Monday, November 17, 2008

Krishi Mela


Ravi said… there’s an agricultural exhibit; you might want to attend. I pictured research posters on improved cotton varieties and perhaps a powerpoint presentation or two. Nope—this event, hosted by G.K.V.K. University, Bangalore—lives up to its name: Farmer’s Exhibition. Part trade show, part county fair, the hundreds of booths drew huge crowds of farmers, schoolkids, university staff, and general gawkers. I’m not sure how aquariums fit into this event—perhaps they just snuck in on the coattails of the aquaculture promoters?

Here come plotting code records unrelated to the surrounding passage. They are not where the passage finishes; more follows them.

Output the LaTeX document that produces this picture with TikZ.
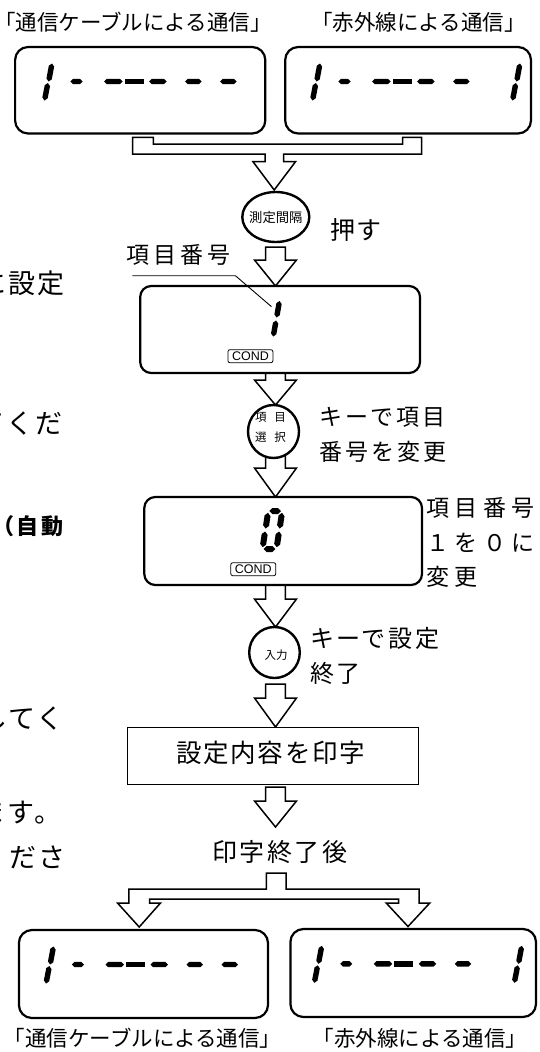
\documentclass[tikz,border=0pt]{standalone}
\usepackage{fontspec}
\newfontfamily\jp{Noto Sans CJK JP}
\newfontfamily\lsans{Liberation Sans}
\usetikzlibrary{calc,shapes.geometric}
\pgfdeclarelayer{bg}
\pgfsetlayers{bg,main}
\newcommand\JT[2]{\jp\fontsize{#1}{#1}\selectfont\addfontfeatures{LetterSpace=#2}}
\newcommand\sseg[5][2.7pt]{%
  \coordinate (s1) at (#2,#3); \coordinate (s2) at (#4,#5);
  \fill (s1) -- ($(s1)!#1!(s2)!#1!90:(s2)$) -- ($(s2)!#1!(s1)!#1!-90:(s1)$) -- (s2)
    -- ($(s2)!#1!(s1)!#1!90:(s1)$) -- ($(s1)!#1!(s2)!#1!-90:(s2)$) -- cycle;}
\newcommand\one[2]{\sseg{#1+7.5}{#2}{#1+4.1}{#2+18}\sseg{#1+3.4}{#2+19.5}{#1}{#2+37}}
\newcommand\dispbase{%
  \one{44.5}{63.5}
  \sseg{70.4}{81.5}{82.5}{81.5}
  \sseg{104}{81.5}{122.5}{81.5}
  \fill (124.5,78.6) rectangle (143.5,84.4);
  \sseg{149}{81.5}{166.5}{81.5}
  \sseg{185}{81.5}{201.5}{81.5}}
\newcommand\barrow[4]{% from anchor, gap, stem length, to anchor
  \draw[blk] let \p1=(#1), \p2=(#4), \p0=(axis) in
   (\x0-9.8pt,\y1-#2) -- (\x0-9.8pt,\y1-#2-#3) -- (\x0-21pt,\y1-#2-#3) -- (\x0,\y2)
   -- (\x0+21pt,\y1-#2-#3) -- (\x0+9.8pt,\y1-#2-#3) -- (\x0+9.8pt,\y1-#2) -- cycle;}
\tikzset{
  disp/.style={draw, line width=2.2pt, rounded corners=13pt, fill=white, inner sep=0pt, outer sep=0pt},
  keyov/.style={draw, ellipse, line width=2.4pt, fill=white, inner sep=0pt, outer sep=0pt},
  blk/.style={draw, line width=1.5pt, fill=white, line join=miter},
  txt/.style={inner sep=0pt, outer sep=0pt},
  cond/.style={draw, line width=0.8pt, rounded corners=2pt, inner sep=0pt, minimum width=45pt, minimum height=13pt, font=\lsans\fontsize{12.5}{12.5}\selectfont},
  printbox/.style={draw, line width=1pt, fill=white, inner sep=0pt, outer sep=0pt},
  lead/.style={draw, line width=0.9pt},
}
\begin{document}
\begin{tikzpicture}[x=1pt,y=-1pt]
\useasboundingbox (0,0) rectangle (539,1052);
\clip (0,0) rectangle (539,1052);
\coordinate (axis) at (275.5,0);

% left cut-off text column
\node[txt, anchor=west, font=\JT{27}{7.4}] (L1) at (-20,283.5) {に設定};
\node[txt, anchor=west, font=\JT{27}{7.4}] (L2) at (-22,424) {てくだ};
\node[txt, anchor=west, font={\JT{22}{11}\bfseries}] (L3) at (-7.5,526) {（自動};
\node[txt, anchor=west, font=\JT{27}{7.4}] (L4) at (-19.5,719) {してく};
\node[txt, anchor=west, font=\JT{27}{7.4}] (L5) at (-21,813) {ます。};
\node[txt, anchor=west, font=\JT{27}{7.4}] (L6) at (-19.5,858) {くださ};

% top labels and displays
\node[txt, font=\JT{21.5}{0}] (lab1) at (133,22.5) {「通信ケーブルによる通信」};
\node[txt, font=\JT{21.5}{0}] (lab2) at (418.4,22.5) {「赤外線による通信」};
\node[disp, minimum width=250.2pt, minimum height=86.5pt] (tl) at (140.2,90.25) {};
\node[disp, minimum width=245.8pt, minimum height=86.5pt] (tr) at (408.1,90.25) {};

% key 1
\node[keyov, minimum width=67pt, minimum height=50pt] (k1) at (275.8,217) {};
\node[txt, font=\JT{13.3}{0}] (k1t) at (k1) {測定間隔};
\node[txt, anchor=west, font=\JT{25}{2}] (push) at (330.5,230) {押す};

% box 2
\node[txt, anchor=west, font=\JT{23}{18}] (num) at (126,255) {項目番号};
\node[disp, rounded corners=11pt, minimum width=279.8pt, minimum height=87pt] (b2) at (280.1,329.5) {};
\node[cond] (c2) at (250.4,356.2) {COND};

% key 2
\node[keyov, minimum width=51pt, minimum height=53pt] (k2) at (273.5,431.5) {};
\node[txt, align=center, font={\jp\fontsize{11.5}{20}\selectfont}] (k2t) at (270.5,427.5) {項\hspace{8pt}目\\選\hspace{8pt}択};
\node[txt, anchor=west, font=\JT{23}{13}] (chg1) at (319.5,417) {キーで項目};
\node[txt, anchor=west, font=\JT{23}{13}] (chg2) at (319.5,452) {番号を変更};

% box 3
\node[disp, rounded corners=11pt, minimum width=277.7pt, minimum height=88pt] (b3) at (283.15,541) {};
\node[cond] (c3) at (253.3,569.2) {COND};
\node[txt, anchor=west, font=\JT{23}{24}] (r1) at (426,508) {項目番号};
\node[txt, anchor=west, font=\JT{23}{24}] (r2) at (426,543) {１を０に};
\node[txt, anchor=west, font=\JT{23}{24}] (r3) at (426,577) {変更};

% key 3
\node[keyov, minimum width=50.6pt, minimum height=51pt] (k3) at (274.5,652.5) {};
\node[txt, font=\JT{11.5}{0}] (k3t) at (276,655) {入力};
\node[txt, anchor=west, font=\JT{24}{11}] (end1) at (310,638) {キーで設定};
\node[txt, anchor=west, font=\JT{24}{11}] (end2) at (310,673) {終了};

% print box
\node[printbox, minimum width=291.6pt, minimum height=57pt] (pb) at (272.8,755.5) {};
\node[txt, anchor=west, font=\JT{25.5}{7}] (pbt) at (176,753) {設定内容を印字};
\node[txt, anchor=west, font=\JT{25}{10}] (after) at (212,852) {印字終了後};
\coordinate (t7) at (275.5,827);

% bottom displays and labels
\node[disp, minimum width=249.1pt, minimum height=88pt] (bl) at (143.45,974) {};
\node[disp, minimum width=245.6pt, minimum height=88pt] (br) at (413.2,973) {};
\node[txt, font=\JT{21.5}{0}] (lab3) at (142.6,1038) {「通信ケーブルによる通信」};
\node[txt, font=\JT{21.5}{0}] (lab4) at (420,1038) {「赤外線による通信」};

% block arrows
\begin{pgfonlayer}{bg}
\draw[blk] (132.7,137.3) -- (153.3,137.3) -- (153.3,144) -- (402.7,144) -- (402.7,137.3)
  -- (421.7,137.3) -- (421.7,154) -- (283.5,154) -- (283.5,161.7) -- (295.5,161.7)
  -- (274.2,190) -- (253,161.7) -- (265,161.7) -- (265,154) -- (132.7,154) -- cycle;
\barrow{k1.south}{5pt}{13pt}{b2.north}
\barrow{b2.south}{0pt}{7pt}{k2.north}
\barrow{k2.south}{-6pt}{16pt}{b3.north}
\barrow{b3.south}{0pt}{14pt}{k3.north}
\barrow{k3.south}{6pt}{14pt}{pb.north}
\barrow{pb.south}{3pt}{14pt}{t7}
\draw[blk] (266.3,873) -- (286,873) -- (286,889) -- (419.2,889) -- (419.2,903) -- (429.8,903)
  -- (408,926.5) -- (386.2,903) -- (398.6,903) -- (398.6,899) -- (149.5,899) -- (149.5,903)
  -- (160.5,903) -- (139.2,927) -- (117.5,903) -- (128.9,903) -- (128.9,889) -- (266.3,889) -- cycle;
\end{pgfonlayer}

% leader line
\coordinate (ld1) at (132.3,275.7);
\coordinate (ld2) at (235.4,275.7);
\coordinate (ld3) at (271.5,306.7);
\draw[lead] (ld1) -- (ld2) -- (ld3);

% segment digits
\dispbase \sseg{220}{81.5}{236.5}{81.5}
\begin{scope}[shift={(268,0)}] \dispbase \one{244.5}{63.5} \end{scope}
\begin{scope}[shift={(1.5,883)}] \dispbase \sseg{220}{81.5}{236.5}{81.5} \end{scope}
\begin{scope}[shift={(269.8,882.3)}] \dispbase \one{244.5}{63.5} \end{scope}
% digit 1 in box 2
\sseg{279.5}{301}{276.6}{317.5}
\sseg{276.1}{320.5}{273.2}{336.5}
% digit 0 in box 3
\sseg[3pt]{269.4}{511}{281}{511}
\sseg[3pt]{263.7}{549}{275.3}{549}
\sseg[3pt]{268}{512.8}{265.6}{528.5}
\sseg[3pt]{265.1}{531.5}{262.7}{547.2}
\sseg[3pt]{282}{512.8}{279.6}{528.5}
\sseg[3pt]{279.1}{531.5}{276.7}{547.2}
\end{tikzpicture}
\end{document}
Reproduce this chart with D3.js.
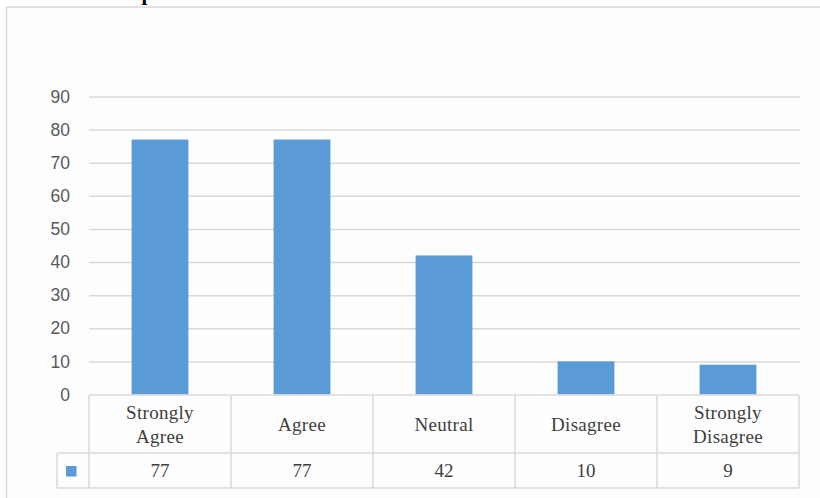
<!DOCTYPE html>
<html>
<head>
<meta charset="utf-8">
<script src="https://cdn.jsdelivr.net/npm/d3@7"></script>
<style>
  html, body { margin: 0; padding: 0; background: #ffffff; }
  svg { display: block; }
</style>
</head>
<body>
<div id="chart"></div>
<script>
// data
const categories = [["Strongly", "Agree"], ["Agree"], ["Neutral"], ["Disagree"], ["Strongly", "Disagree"]];
const values = [77, 77, 42, 10, 9];
const yTicks = [0, 10, 20, 30, 40, 50, 60, 70, 80, 90];
const title = "Graph Test of the Effect of Tweets to the Current Trends";

const W = 820, H = 498;
const gridColor = '#d9d9d9';
const barColor = '#5b9bd5';

const svg = d3.select('#chart').append('svg')
  .attr('width', W)
  .attr('height', H);

// clipped title (only the bottom of the glyphs shows)
svg.append('text')
  .attr('x', 427)
  .attr('y', 0)
  .attr('text-anchor', 'middle')
  .attr('textLength', 660)
  .attr('lengthAdjust', 'spacing')
  .style('font-family', '"Liberation Serif", serif')
  .style('font-weight', 'bold')
  .style('font-size', '21px')
  .style('fill', '#000')
  .text(title);

// chart frame
svg.append('rect')
  .attr('x', 6.5)
  .attr('y', 7)
  .attr('width', W)
  .attr('height', H)
  .style('fill', '#fdfdfd')
  .style('stroke', gridColor)
  .style('stroke-width', 1.5);

const left = 89, right = 799;
const x = d3.scaleBand()
  .domain(d3.range(categories.length))
  .range([left, right])
  .paddingInner(0.6)
  .paddingOuter(0.3);

const y = d3.scaleLinear()
  .domain([0, 90])
  .range([394.5, 96.5]);

// gridlines
const grid = d3.axisLeft(y)
  .tickValues(yTicks.filter(d => d > 0))
  .tickSize(-(right + 1 - left))
  .tickFormat(() => '');

const gg = svg.append('g')
  .attr('transform', `translate(${left},0)`)
  .call(grid);
gg.select('.domain').remove();
gg.selectAll('.tick line')
  .attr('stroke', gridColor)
  .attr('stroke-width', 1.5);

// y labels
svg.append('g')
  .selectAll('text')
  .data(yTicks)
  .join('text')
  .attr('x', 70)
  .attr('y', d => y(d))
  .attr('dy', '0.35em')
  .attr('text-anchor', 'end')
  .style('font-family', '"Liberation Sans", sans-serif')
  .style('font-size', '17.5px')
  .style('fill', '#595959')
  .text(d => d);

// bars
svg.append('g')
  .selectAll('rect')
  .data(values)
  .join('rect')
  .attr('x', (d, i) => x(i))
  .attr('y', d => y(d))
  .attr('width', x.bandwidth())
  .attr('height', d => y(0) - y(d))
  .style('fill', barColor);

// data table
const rowTop = 395, rowMid = 453, rowBot = 488, legLeft = 57;
const step = x.step();
const colEdges = d3.range(categories.length + 1).map(i => left + i * step);
const table = svg.append('g')
  .style('stroke', gridColor)
  .style('stroke-width', 1.5)
  .style('fill', 'none');

table.append('line').attr('x1', left).attr('x2', right).attr('y1', rowTop).attr('y2', rowTop);
table.append('line').attr('x1', legLeft).attr('x2', right).attr('y1', rowMid).attr('y2', rowMid);
table.append('line').attr('x1', legLeft).attr('x2', right).attr('y1', rowBot).attr('y2', rowBot);
table.append('line').attr('x1', legLeft).attr('x2', legLeft).attr('y1', rowMid).attr('y2', rowBot);
table.selectAll('.col')
  .data(colEdges)
  .join('line')
  .attr('x1', d => d).attr('x2', d => d)
  .attr('y1', rowTop).attr('y2', rowBot);

const serif = '"Liberation Serif", "Times New Roman", serif';

// category labels
const cat = svg.append('g')
  .selectAll('text')
  .data(categories)
  .join('text')
  .attr('x', (d, i) => x(i) + x.bandwidth() / 2)
  .attr('text-anchor', 'middle')
  .style('font-family', serif)
  .style('font-size', '19px')
  .style('letter-spacing', '0.3px')
  .style('fill', '#404040');

cat.each(function (lines) {
  const t = d3.select(this);
  const mid = (rowTop + rowMid) / 2;
  const lh = 24;
  lines.forEach((s, k) => {
    t.append('tspan')
      .attr('x', t.attr('x'))
      .attr('y', mid + (k - (lines.length - 1) / 2) * lh)
      .attr('dy', '0.35em')
      .text(s);
  });
});

// values row
svg.append('g')
  .selectAll('text')
  .data(values)
  .join('text')
  .attr('x', (d, i) => x(i) + x.bandwidth() / 2)
  .attr('y', (rowMid + rowBot) / 2)
  .attr('dy', '0.35em')
  .attr('text-anchor', 'middle')
  .style('font-family', serif)
  .style('font-size', '19px')
  .style('fill', '#404040')
  .text(d => d);

// legend key
svg.append('rect')
  .attr('x', 66)
  .attr('y', 466)
  .attr('width', 10.5)
  .attr('height', 10.5)
  .style('fill', barColor);
</script>
</body>
</html>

But the ornamental fish displays and quintessential fairground fish-in-a-bag giveaways drew a throng of gleeful kids; I think the fish were more popular than even the emu exhibits. My favorite booths were the seed variety displays, beautifully garlanded not only with flowers and sparkles, but also with intricately braided bouquets and pillars of grains. Fighting the distractions of tractor implement demonstrations and a man dressed as an orange paper mache horse, I spent quite a while in the irrigation section, scoping out our competition—and asking them for help finding some plastic fittings. Next year, perhaps driptech will our own booth at the Krishi Mela—I should probably start braiding some drip tape garlands now.

Saturday, November 8, 2008

Planting our first demonstration plot in India


The first seeds are in the ground! We’ve worked up a 10 x 10 meter section (30 by 30 feet), added manure, shaped some nice beds, and laid out the drip tape. After admiring the little jets of water for a while (Shane from Hatsun Dairies agrees we need a lighted drip tape for ornamental installations), we decided the ground was wet enough to start planting. This first plot will have a wide variety of vegetables, to show what’s possible with drip irrigation. Some of the veggies we’re growing, like tomatoes and green beans, will be familiar to our blog followers back in the U.S.; others, like ridged gourd and ladyfingers (okra) may be more exotic. Murgesh, the farm manager, got quite an array of vegetable seeds in Denkanikottai; most of them I can identify, but there’s a few that have defied all our efforts at cross-cultural understanding, even with our nice thick English-Tamil dictionary. Murgesh promises he’ll find me some pictures.